I always find it cool when something is addressed in class that I'd never really thought about consciously before, but realize that I do it anyway. For instance, on Friday we learned about how we as senders encode messages in different ways depending upon who is going to receive the message and how we predict they'll decode it. This is super true. I have a different blog that my family reads than the one that my friends from home read. Sometimes the same thing will be addressed in both of them, but in differrent ways. They're both true, but focus on different things or aspects of things based on my intended audience; some things get left out or added in, depending on who I think is going to be reading it. Like the missionary letters that people were talking about in class. I wonder if Brock's mom got a letter about him getting mugged by a girl. And if that would make a parent worry more or less.
It kind of makes me think of this short story by Yann Matel in the book The Facts Behind the Helsinki Roccamatios. There is a story/thing called "Manners of Dying" where the excecutioner or warden or something from a prison is writing a letter to the mother of an inmate who had been put to death for the crime. He writes it four different ways, though all of the letters describe the same events. But by changing words, you can change connotations and the feeling/impact of what you're saying, and the outcome is different; the recipient may have received the same information no matter how you presented it, but they way they feel about it depends on how you encoded it.
This brings me to the other thing we learned about, which was another model-staircase, this time of the different means by which we do anything (encode our messages, do a new skill, etc). These levels, from the bottom to the top, are as follows:
Unconcious incompetence wherein you're doing something that's kind of dumb, but you don't know better. (Like when you're in first grade and write a note to the boy you have a crush on that says "I LOVE YOU!" and he's not very happy to get it. Not like that's ever happened to me...)
Concious incompetence
Concious competence is the stage wherein you most easily get on other people's nerves, because you've just learned a new skill and want to try it out, but you've got a way to go before you've mastered it. ("Wait, take your hands off your ears, I know I'll hit that note next time...")
Unconcious competence is that stage of anything which we all hope to reach, when something good we've been working on clicks and becomes natural. (if you're able to dance without thinking about it/severely crippling your partner; I can only hope that this will be true of me some day. And I'm sure anyone I've ever danced with hopes so, too.)
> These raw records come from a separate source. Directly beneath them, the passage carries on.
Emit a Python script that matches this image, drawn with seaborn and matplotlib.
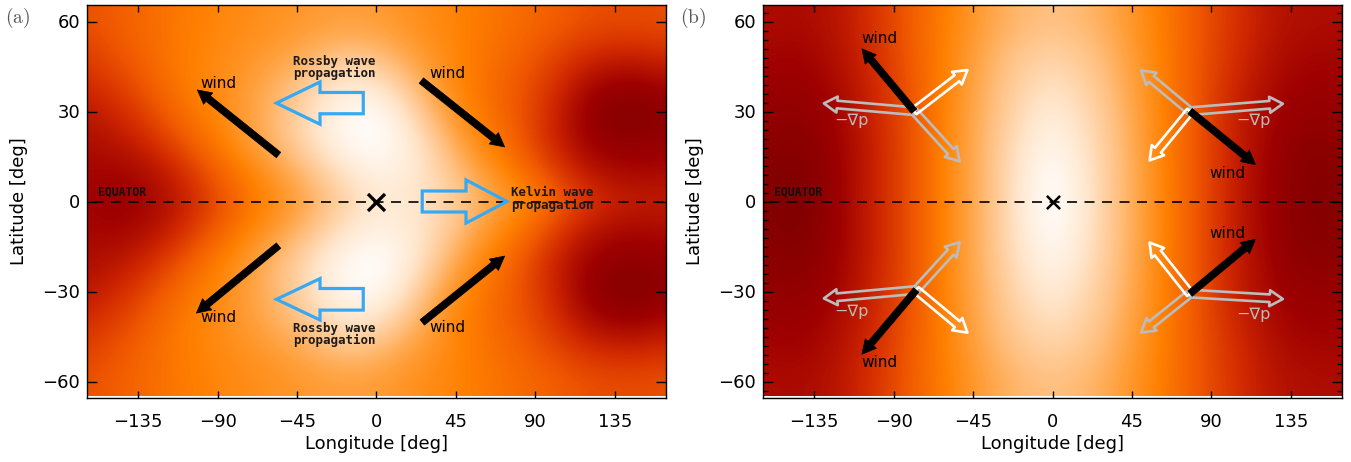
import numpy as np
import matplotlib
matplotlib.use("Agg")
import matplotlib.pyplot as plt
import seaborn as sns
from matplotlib.colors import LinearSegmentedColormap
from matplotlib.patches import Polygon
from matplotlib.ticker import MultipleLocator

# ---------------------------------------------------------------- data
# grid nodes of the temperature maps (longitude every 15 deg, latitude every 10 deg)
lon_nodes = np.arange(-165, 166, 15)
lat_nodes = np.arange(-60, 61, 10)

# normalised temperature, northern hemisphere rows (lat 0, 10, ..., 60);
# both maps are symmetric about the equator
temp_a_north = np.array([
    [0.13, 0.11, 0.12, 0.16, 0.23, 0.32, 0.42, 0.50, 0.58, 0.68, 0.78, 0.86, 0.86, 0.82, 0.76, 0.66, 0.57, 0.48, 0.37, 0.28, 0.23, 0.21, 0.21],
    [0.14, 0.13, 0.15, 0.20, 0.28, 0.38, 0.47, 0.56, 0.65, 0.76, 0.86, 0.92, 0.90, 0.82, 0.70, 0.58, 0.48, 0.38, 0.27, 0.19, 0.15, 0.14, 0.15],
    [0.16, 0.18, 0.22, 0.29, 0.38, 0.47, 0.56, 0.66, 0.76, 0.88, 0.97, 1.00, 0.92, 0.78, 0.62, 0.50, 0.41, 0.30, 0.20, 0.12, 0.09, 0.09, 0.10],
    [0.19, 0.23, 0.29, 0.37, 0.45, 0.51, 0.58, 0.66, 0.76, 0.88, 0.97, 0.97, 0.85, 0.68, 0.54, 0.45, 0.38, 0.30, 0.20, 0.10, 0.06, 0.06, 0.08],
    [0.25, 0.29, 0.35, 0.42, 0.48, 0.52, 0.57, 0.63, 0.70, 0.80, 0.86, 0.83, 0.72, 0.60, 0.50, 0.44, 0.38, 0.32, 0.24, 0.16, 0.12, 0.12, 0.15],
    [0.30, 0.34, 0.39, 0.44, 0.48, 0.51, 0.54, 0.57, 0.61, 0.66, 0.69, 0.67, 0.61, 0.55, 0.50, 0.45, 0.41, 0.36, 0.31, 0.26, 0.24, 0.24, 0.26],
    [0.34, 0.37, 0.40, 0.44, 0.47, 0.50, 0.52, 0.54, 0.56, 0.58, 0.59, 0.58, 0.55, 0.52, 0.49, 0.46, 0.43, 0.40, 0.37, 0.34, 0.33, 0.33, 0.34],
])

temp_b_north = np.array([
    [0.07, 0.04, 0.06, 0.12, 0.20, 0.28, 0.38, 0.50, 0.62, 0.75, 0.90, 1.00, 0.90, 0.76, 0.64, 0.52, 0.40, 0.30, 0.20, 0.13, 0.08, 0.06, 0.07],
    [0.07, 0.05, 0.07, 0.12, 0.20, 0.28, 0.38, 0.50, 0.62, 0.75, 0.89, 0.98, 0.89, 0.76, 0.64, 0.52, 0.40, 0.30, 0.20, 0.13, 0.08, 0.06, 0.07],
    [0.08, 0.07, 0.08, 0.13, 0.20, 0.28, 0.38, 0.50, 0.62, 0.74, 0.86, 0.94, 0.86, 0.75, 0.63, 0.51, 0.40, 0.30, 0.21, 0.14, 0.09, 0.08, 0.08],
    [0.10, 0.09, 0.10, 0.14, 0.21, 0.29, 0.38, 0.50, 0.61, 0.72, 0.82, 0.88, 0.82, 0.73, 0.62, 0.51, 0.40, 0.30, 0.21, 0.15, 0.11, 0.10, 0.10],
    [0.12, 0.11, 0.12, 0.16, 0.22, 0.30, 0.39, 0.49, 0.60, 0.70, 0.78, 0.82, 0.78, 0.70, 0.60, 0.50, 0.40, 0.31, 0.23, 0.17, 0.13, 0.12, 0.12],
    [0.14, 0.13, 0.14, 0.18, 0.24, 0.31, 0.40, 0.49, 0.58, 0.67, 0.73, 0.76, 0.73, 0.67, 0.58, 0.49, 0.40, 0.32, 0.25, 0.19, 0.15, 0.14, 0.14],
    [0.16, 0.15, 0.16, 0.19, 0.25, 0.32, 0.40, 0.48, 0.56, 0.63, 0.68, 0.70, 0.68, 0.63, 0.56, 0.48, 0.40, 0.32, 0.26, 0.20, 0.17, 0.16, 0.16],
])

x_ticks = [-135, -90, -45, 0, 45, 90, 135]
y_ticks = [-60, -30, 0, 30, 60]

# wind vectors (tail lon, tail lat, tip lon, tip lat)
wind_a = [(-55.5, 15.5, -101.5, 37.2), (25.4, 40.3, 72.6, 18.2),
          (-55.5, -14.7, -102.0, -37.2), (25.9, -40.3, 72.6, -18.2)]
wind_a_labels = [(-100, 39.2), (30, 42.8), (-100, -38.7), (30, -42.0)]

# panel (b): force balance clusters: origin, wind tip, -grad p tip, white tip, grey tip
clusters_b = [
    ((-78.4, 30.1), (-108.0, 50.9), (-129.5, 32.7), (-48.2, 43.8), (-52.6, 13.4)),
    ((77.9, 30.1), (115.0, 12.3), (130.5, 32.6), (55.0, 13.7), (50.2, 43.7)),
    ((77.9, -30.7), (115.0, -12.6), (130.5, -32.5), (55.0, -13.7), (50.2, -43.7)),
    ((-77.2, -29.5), (-108.0, -50.9), (-129.5, -32.3), (-48.2, -43.7), (-52.6, -13.6)),
]
wind_b_labels = [(-108, 54.3), (89, 9.5), (89, -10.6), (-108, -53.8)]
gradp_labels = [(-114, 27.1), (114, 27.0), (114, -37.7), (-114, -36.8)]

# ---------------------------------------------------------------- style
sns.set_theme(style="ticks")
plt.rcParams["font.family"] = ["DejaVu Sans"]
plt.rcParams["mathtext.fontset"] = "cm"

cmap = LinearSegmentedColormap.from_list(
    "redtemp",
    [(0.00, "#6e0000"), (0.12, "#9e0000"), (0.24, "#d02800"), (0.36, "#f05800"),
     (0.48, "#ff8000"), (0.58, "#ff9c34"), (0.70, "#ffc080"), (0.84, "#ffe4c8"),
     (1.00, "#ffffff")])

BLUE = "#36a9f5"
GREY = "#bcbcbc"
NOTE_FONT = ["DejaVu Sans Mono"]


def full_map(north):
    return np.vstack([north[:0:-1], north])


def block_arrow(ax, x_tail, x_tip, y, shaft_half, head_half, head_len):
    d = np.sign(x_tip - x_tail)
    xb = x_tip - d * head_len
    verts = [(x_tail, y - shaft_half), (xb, y - shaft_half), (xb, y - head_half),
             (x_tip, y), (xb, y + head_half), (xb, y + shaft_half), (x_tail, y + shaft_half)]
    ax.add_patch(Polygon(verts, closed=True, fill=False, edgecolor=BLUE, lw=2.3,
                         joinstyle="miter", zorder=4))


def solid_arrow(ax, tail, tip):
    ax.annotate("", xy=tip, xytext=tail, zorder=6,
                arrowprops=dict(arrowstyle="simple,head_length=1.0,head_width=1.05,tail_width=0.5",
                                facecolor="black", edgecolor="black", lw=0.5,
                                shrinkA=0, shrinkB=0, mutation_scale=10))


def hollow_arrow(ax, tail, tip, color):
    ax.annotate("", xy=tip, xytext=tail, zorder=5,
                arrowprops=dict(arrowstyle="simple,head_length=0.95,head_width=1.15,tail_width=0.55",
                                facecolor="none", edgecolor=color, lw=1.9,
                                shrinkA=0, shrinkB=0, mutation_scale=10))


def base_map(ax, field, x_marker_size, x_marker_lw):
    ax.imshow(full_map(field), cmap=cmap, vmin=0, vmax=1, origin="lower", aspect="auto",
              interpolation="bicubic",
              extent=[lon_nodes[0] - 7.5, lon_nodes[-1] + 7.5, lat_nodes[0] - 5, lat_nodes[-1] + 5])
    sns.lineplot(x=[-170, 170], y=[0, 0], ax=ax, color="black", lw=1.2,
                 linestyle=(0, (6, 4.5)), zorder=3)
    sns.scatterplot(x=[0], y=[0], ax=ax, marker="x", s=x_marker_size, color="black",
                    linewidth=x_marker_lw, zorder=7)
    ax.text(-158, 0.9, "EQUATOR", fontsize=8.3, family=NOTE_FONT, fontweight="bold",
            color="#111111", ha="left", va="bottom", zorder=5)
    ax.set_xlim(-164, 164)
    ax.set_ylim(-65.5, 65.5)
    ax.set_xticks(x_ticks)
    ax.set_yticks(y_ticks)
    ax.tick_params(axis="both", which="major", direction="in", top=True, right=True,
                   labelsize=13, width=1, color="black", labelcolor="black")
    ax.tick_params(axis="x", which="major", length=5, pad=10.5)
    ax.tick_params(axis="y", which="major", length=7.5, pad=5)
    ax.set_xlabel("Longitude [deg]", fontsize=13, labelpad=3.5, color="black")
    ax.set_ylabel("Latitude [deg]", fontsize=13, labelpad=10, color="black")
    for s in ax.spines.values():
        s.set_linewidth(1)
        s.set_color("black")


fig = plt.figure(figsize=(13.51, 4.62), dpi=100)
ax_a = fig.add_axes([87 / 1351, 64 / 462, 579 / 1351, 393 / 462])
ax_b = fig.add_axes([763 / 1351, 64 / 462, 579 / 1351, 393 / 462])

# ---------------------------------------------------------------- panel (a)
base_map(ax_a, temp_a_north, 150, 2.4)
for (x0, y0, x1, y1) in wind_a:
    solid_arrow(ax_a, (x0, y0), (x1, y1))
for (x, y) in wind_a_labels:
    ax_a.text(x, y, "wind", fontsize=11, ha="left", va="center", color="black", zorder=6)

block_arrow(ax_a, -7.5, -56.7, 32.8, 3.55, 7.05, 24.7)
block_arrow(ax_a, -7.5, -56.7, -32.6, 3.6, 6.9, 24.7)
block_arrow(ax_a, 25.9, 73.9, 0.0, 3.5, 7.2, 23.2)

for (x, y, txt) in [(-47.5, 44.6, "Rossby wave\npropagation"),
                    (-47.5, -44.3, "Rossby wave\npropagation"),
                    (76.4, 0.8, "Kelvin wave\npropagation")]:
    ax_a.text(x, y, txt, fontsize=9, family=NOTE_FONT, fontweight="bold", color="#1a1a1a",
              ha="left", va="center", linespacing=0.95, zorder=6)

# ---------------------------------------------------------------- panel (b)
base_map(ax_b, temp_b_north, 90, 1.8)
ax_b.yaxis.set_minor_locator(MultipleLocator(3))
ax_b.tick_params(axis="y", which="minor", direction="in", left=True, right=True,
                 length=3.6, width=1, color="black")
for origin, wind_tip, gradp_tip, white_tip, grey_tip in clusters_b:
    hollow_arrow(ax_b, origin, gradp_tip, GREY)
    hollow_arrow(ax_b, origin, grey_tip, GREY)
    hollow_arrow(ax_b, origin, white_tip, "white")
    solid_arrow(ax_b, origin, wind_tip)
for (x, y) in wind_b_labels:
    ax_b.text(x, y, "wind", fontsize=11, ha="left", va="center", color="black", zorder=6)
for (x, y) in gradp_labels:
    ax_b.text(x, y, "\u2212\u2207p", fontsize=11.5, ha="center", va="center", color=GREY, zorder=6)

fig.text(18 / 1351, 1 - 18 / 462, r"$\mathrm{(a)}$", fontsize=14, color="#555555",
         ha="center", va="center")
fig.text(693 / 1351, 1 - 18 / 462, r"$\mathrm{(b)}$", fontsize=14, color="#555555",
         ha="center", va="center")

fig.savefig("out.png", dpi=100)
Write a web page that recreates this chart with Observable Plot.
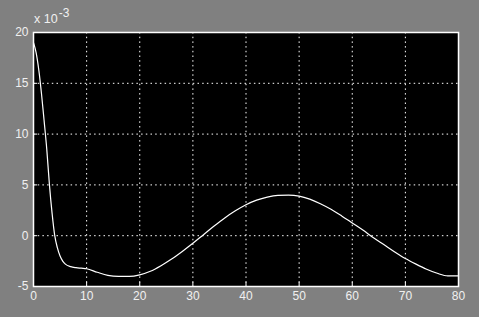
<!DOCTYPE html>
<html>
<head>
<meta charset="utf-8">
<script src="https://cdn.jsdelivr.net/npm/d3@7"></script>
<script src="https://cdn.jsdelivr.net/npm/@observablehq/plot@0.6"></script>
<style>
  html, body { margin: 0; padding: 0; background: #808080; }
  #wrap { position: relative; width: 479px; height: 317px; overflow: hidden; }
  #exp { position: absolute; left: 34px; top: 12px; font: 12.5px "Liberation Sans", Arial, sans-serif; color: #f0f0f0; line-height: 14px; }
  #exp sup { font-size: 12px; position: relative; top: -6px; vertical-align: baseline; margin-left: 1px; }
</style>
</head>
<body>
<div id="wrap"><div id="exp">x 10<sup>-3</sup></div></div>
<script>
const t = [0,0.5,1,1.5,2,2.5,3,3.5,4,4.5,5,5.5,6,7,8,9,10,12,14,16,18,20,22,24,26,28,30,32,34,36,38,40,42,44,46,48,50,52,54,56,58,60,62,64,66,68,70,72,74,76,78,80];
const v = [19.0,18.0,16.3,14,11.3,8.5,5,2.2,0,-1.2,-2,-2.5,-2.8,-3.05,-3.15,-3.2,-3.25,-3.6,-3.9,-4.0,-4.0,-3.85,-3.5,-2.95,-2.3,-1.55,-0.75,0.1,0.95,1.75,2.45,3.05,3.5,3.8,3.97,4.0,3.9,3.6,3.15,2.6,1.95,1.25,0.55,-0.2,-0.9,-1.6,-2.25,-2.8,-3.3,-3.7,-3.95,-3.95];
const xTicks = [0,10,20,30,40,50,60,70,80];
const yTicks = [-5,0,5,10,15,20];
const xGrid = [10,20,30,40,50,60,70];
const yGrid = [0,5,10,15];

const data = t.map((d, i) => ({t: d, v: v[i]}));

const chart = Plot.plot({
  width: 479,
  height: 317,
  marginLeft: 33,
  marginTop: 32,
  marginRight: 21,
  marginBottom: 31,
  style: {background: "#808080", fontFamily: "Liberation Sans, Arial, sans-serif", fontSize: "12px", color: "#f0f0f0"},
  x: {domain: [0, 80]},
  y: {domain: [-5, 20]},
  marks: [
    Plot.frame({fill: "black"}),
    Plot.ruleX(xGrid, {stroke: "white", strokeDasharray: "1.5,3.2", strokeWidth: 1}),
    Plot.ruleY(yGrid, {stroke: "white", strokeDasharray: "1.5,3.2", strokeWidth: 1}),
    Plot.axisX({ticks: xTicks, tickSize: 0, tickPadding: 5, label: null, color: "#f0f0f0"}),
    Plot.axisY({ticks: yTicks, tickSize: 0, tickPadding: 5, label: null, color: "#f0f0f0", tickFormat: d => String(d)}),
    Plot.axisX({ticks: xTicks, tickSize: -4, tickFormat: () => "", label: null, stroke: "white"}),
    Plot.axisY({ticks: yTicks, tickSize: -4, tickFormat: () => "", label: null, stroke: "white"}),
    Plot.line(data, {x: "t", y: "v", stroke: "white", strokeWidth: 1.2, curve: "monotone-x"}),
    Plot.frame({stroke: "white", strokeWidth: 1.5})
  ]
});
document.getElementById("wrap").prepend(chart);
chart.style.position = "absolute";
chart.style.left = "0";
chart.style.top = "0";
</script>
</body>
</html>
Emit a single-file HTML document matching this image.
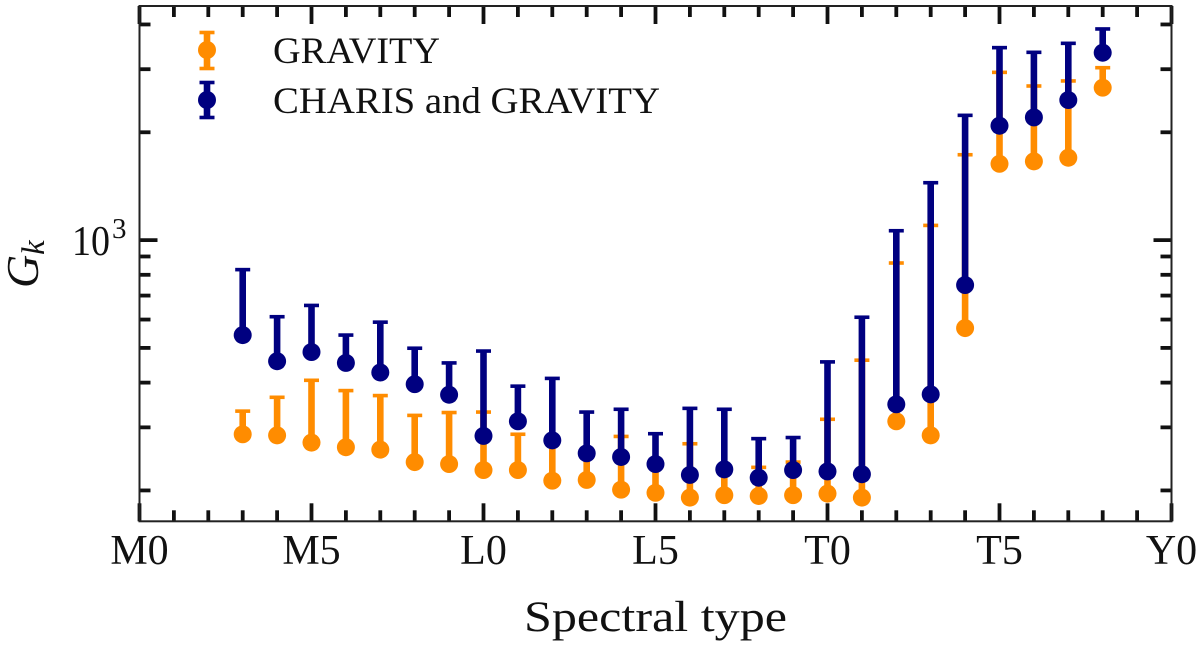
<!DOCTYPE html>
<html lang="en">
<head>
<meta charset="utf-8">
<title>Gk versus spectral type</title>
<style>
html,body{margin:0;padding:0;background:#fff;width:1200px;height:646px;overflow:hidden}
svg{display:block}
text{font-family:"Liberation Serif","DejaVu Serif",serif;fill:#111}
</style>
</head>
<body>
<svg id="chart" xmlns="http://www.w3.org/2000/svg" width="1200" height="646" viewBox="0 0 1200 646">
  <rect x="0" y="0" width="1200" height="646" fill="#fff"/>
  <g id="gravity-series"></g>
  <g id="charis-series"></g>
  <g id="ticks"></g>
  <rect x="139.5" y="6" width="1032" height="515.3" fill="none" stroke="#222" stroke-width="2"/>
  <g id="x-labels"></g>
  <g>
    <text x="72" y="255" font-size="42" textLength="38" lengthAdjust="spacingAndGlyphs">10</text>
    <text x="112" y="238" font-size="29">3</text>
  </g>
  <text x="524" y="631" font-size="43" textLength="263" lengthAdjust="spacingAndGlyphs">Spectral type</text>
  <g transform="translate(38,288) rotate(-90)">
    <text x="0" y="0" font-size="46" font-style="italic">G</text>
    <text x="33" y="6" font-size="33" font-style="italic">k</text>
  </g>
  <g>
    <g>
      <line x1="207" x2="207" y1="32" y2="69" stroke="#ff8c00" stroke-width="6.6"/>
      <line x1="199.5" x2="214.5" y1="32.5" y2="32.5" stroke="#ff8c00" stroke-width="3.6"/>
      <line x1="199.5" x2="214.5" y1="68.5" y2="68.5" stroke="#ff8c00" stroke-width="3.6"/>
      <circle cx="207" cy="50" r="9" fill="#ff8c00"/>
      <text x="273" y="63" font-size="37" textLength="167" lengthAdjust="spacingAndGlyphs">GRAVITY</text>
    </g>
    <g>
      <line x1="207" x2="207" y1="82" y2="118" stroke="#000080" stroke-width="6.6"/>
      <line x1="199.5" x2="214.5" y1="82.5" y2="82.5" stroke="#000080" stroke-width="3.6"/>
      <line x1="199.5" x2="214.5" y1="117.5" y2="117.5" stroke="#000080" stroke-width="3.6"/>
      <circle cx="207" cy="100" r="9" fill="#000080"/>
      <text x="273" y="113" font-size="37" textLength="387" lengthAdjust="spacingAndGlyphs">CHARIS and GRAVITY</text>
    </g>
  </g>
</svg>
<script>
// Chart data
const spectralIndex = [3,4,5,6,7,8,9,10,11,12,13,14,15,16,17,18,19,20,21,22,23,24,25,26,27,28];
const gravityValues = [287,285,272,264,260,240,237,228,228,213,214,201,197,191,194,193,194,196,191,312,285,568,1633,1659,1698,2664];
const gravityUpper = [333,364,406,380,368,324,330,331,287,276,254,283,238,270,231,232,240,316,462,863,1099,1731,2940,2693,2782,3029];
const charisValues = [543,459,487,454,427,396,370,284,312,276,254,248,237,221,229,217,228,226,222,348,371,749,2086,2201,2461,3336];
const charisUpper = [827,611,657,543,590,499,454,490,391,411,331,337,288,339,337,279,281,457,609,1062,1446,2230,3446,3344,3543,3886];
const xTickLabels = ['M0','M5','L0','L5','T0','T5','Y0'];
const yMinorTicks = [200,300,400,500,600,700,800,900,2000,3000,4000];
const yMajorTicks = [1000];

// Axis functions
const NS = 'http://www.w3.org/2000/svg';
const plotLeft = 139.5, plotRight = 1171.5, plotTop = 6, plotBottom = 521.3;
const xDomainMax = 30, yDomainMin = 164, yDomainMax = 4504;
function xScale(k) { return plotLeft + (plotRight - plotLeft) * k / xDomainMax; }
function yScale(v) {
  const span = Math.log10(yDomainMax) - Math.log10(yDomainMin);
  return plotBottom - (plotBottom - plotTop) * (Math.log10(v) - Math.log10(yDomainMin)) / span;
}
function make(tag, parent, attrs) {
  const el = document.createElementNS(NS, tag);
  for (const key in attrs) el.setAttribute(key, attrs[key]);
  parent.appendChild(el);
  return el;
}

function drawSeries(parent, values, upper, color, label) {
  values.forEach(function (value, i) {
    const cx = xScale(spectralIndex[i]);
    const cy = yScale(value);
    const top = yScale(upper[i]);
    const bar = make('line', parent, {x1: cx, x2: cx, y1: cy, y2: top, stroke: color, 'stroke-width': 6.6});
    
    
    const cap = make('line', parent, {x1: cx - 7.5, x2: cx + 7.5, y1: top, y2: top, stroke: color, 'stroke-width': 3.6});
    
    
    const point = make('circle', parent, {cx: cx, cy: cy, r: 9, fill: color});
    
    
  });
}
drawSeries(document.getElementById('gravity-series'), gravityValues, gravityUpper, '#ff8c00', 'gravity');
drawSeries(document.getElementById('charis-series'), charisValues, charisUpper, '#000080', 'charis');

// Ticks
const tickGroup = document.getElementById('ticks');
const tickStroke = '#111', tickWidth = 3.8, majorLen = 18, minorLen = 11;
for (let k = 0; k <= xDomainMax; k++) {
  const len = k % 5 === 0 ? majorLen : minorLen;
  const x = xScale(k);
  const bottomTick = make('line', tickGroup, {x1: x, x2: x, y1: plotBottom, y2: plotBottom - len, stroke: tickStroke, 'stroke-width': tickWidth});
  
  
  const topTick = make('line', tickGroup, {x1: x, x2: x, y1: plotTop, y2: plotTop + len, stroke: tickStroke, 'stroke-width': tickWidth});
  
  
}
function drawYTick(v, len) {
  const y = yScale(v);
  const leftTick = make('line', tickGroup, {x1: plotLeft, x2: plotLeft + len, y1: y, y2: y, stroke: tickStroke, 'stroke-width': tickWidth});
  
  
  const rightTick = make('line', tickGroup, {x1: plotRight, x2: plotRight - len, y1: y, y2: y, stroke: tickStroke, 'stroke-width': tickWidth});
  
  
}
yMinorTicks.forEach(function (v) { drawYTick(v, minorLen); });
yMajorTicks.forEach(function (v) { drawYTick(v, majorLen); });

// X tick labels
const labelGroup = document.getElementById('x-labels');
xTickLabels.forEach(function (text, i) {
  const label = make('text', labelGroup, {x: xScale(i * 5), y: 564, 'font-size': 42, 'text-anchor': 'middle'});
  label.textContent = text;
  
  
});
</script>
</body>
</html>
Fin. 'Till luego, comrades.
2 comments:
Thanks so much for describing the competence stuff. I didn't really understand it in class, and your examples really helped! I also like how you took a book you read and tied into it with the 4 letters and how we change what we say to different people. sorry I don't have more time to go into detail right now, but I'll tell you more later ok?
great job!
I really liked how you spent time to really go in depth with your explanations in the various forms of consciousness. It helped me to understand them much better.